- Poster

Japanese name
- Kanji: 愛を積むひと
- Revised Hepburn: Ai o Tsumu Hito
- Directed by: Yūzō Asahara [ja]
- Screenplay by: Takuro Fukuda; Yūzō Asahara;
- Based on: The Pearls of the Stone Man by Edward Mooney, Jr.
- Produced by: Miyako Araki; Tomoko Fushimi; Takako Komatsu;
- Starring: Kōichi Satō Kanako Higuchi Keiko Kitagawa
- Edited by: Kazuhide Ishijima
- Music by: Taro Iwashiro
- Production companies: Wowow; KDDI; The Yomiuri Shimbun Holdings; Hokkaido Television Broadcasting; TBS Television;
- Distributed by: Asmik Ace Entertainment Shochiku
- Release date: June 20, 2015 (Japan);
- Running time: 125 minutes
- Country: Japan
- Language: Japanese

= The Pearls of the Stone Man =

The Pearls of the Stone Man (愛を積むひと, Ai o Tsumu Hito) is a 2015 Japanese drama film directed by Yūzō Asahara. It was released on June 20, 2015, in Japan.
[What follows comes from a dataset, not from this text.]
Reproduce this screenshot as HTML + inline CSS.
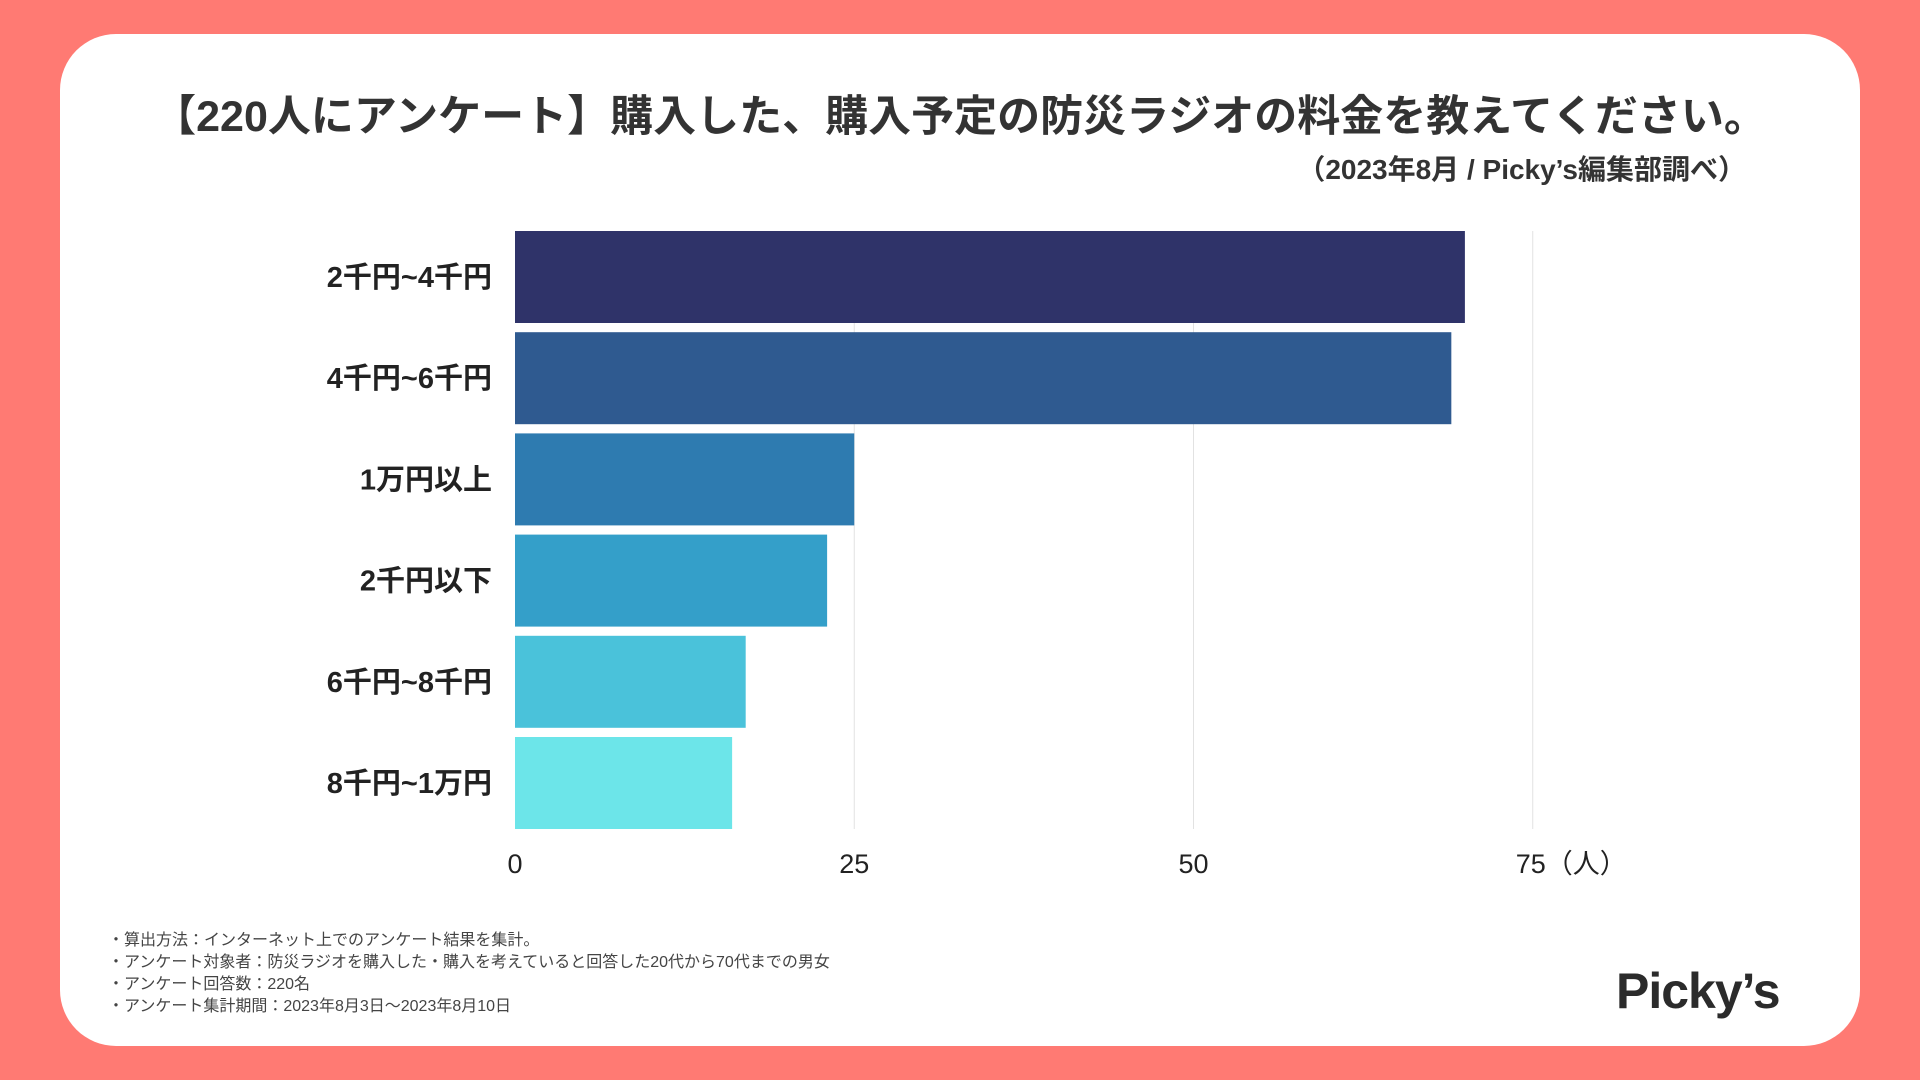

The film is an adaptation of a novel of the same name written by Edward Mooney, Jr., originally published by Sourcebooks (Naperville, Illinois). The Japanese translation is entitled Ishi o Tsumu Hito (石を積むひと), published by Shogakukan.

==Plot==
Atsushi (Kōichi Satō) and Ryoko (Kanako Higuchi) are a married older couple. After retiring and selling their business, they decide they want to live around nature and move to Biei in Hokkaido. Atsushi isn't sure what to do with his free time, so Ryoko asks him to build a stone wall around their house. Atsushi begrudgingly agrees to do so. Soon after, Ryoko dies. In the midst of his loss, Atsushi grows closer to his estranged daughter, Satoko (Keiko Kitagawa). Atsushi continues building the stone wall, while discovering notes Ryoko left around their house. Through these things, Atsushi discovers a new purpose in his life.

==Cast==
- Kōichi Satō
- Kanako Higuchi
- Keiko Kitagawa
- Shūhei Nomura
- Hana Sugisaki
- Hiroyuki Morisaki
- Kenta Satoi
- Yoshinori Okada
- Yō Yoshida
- Akira Emoto

==Reception==
Hana Sugisaki won the award for Best Newcomer at the 37th Yokohama Film Festival for The Pearls of the Stone Man and Pieta in the Toilet.

Kanako Higuchi won the Best Actress award at the 40th annual Brussels International Film Festival for The Pearls of the Stone Man.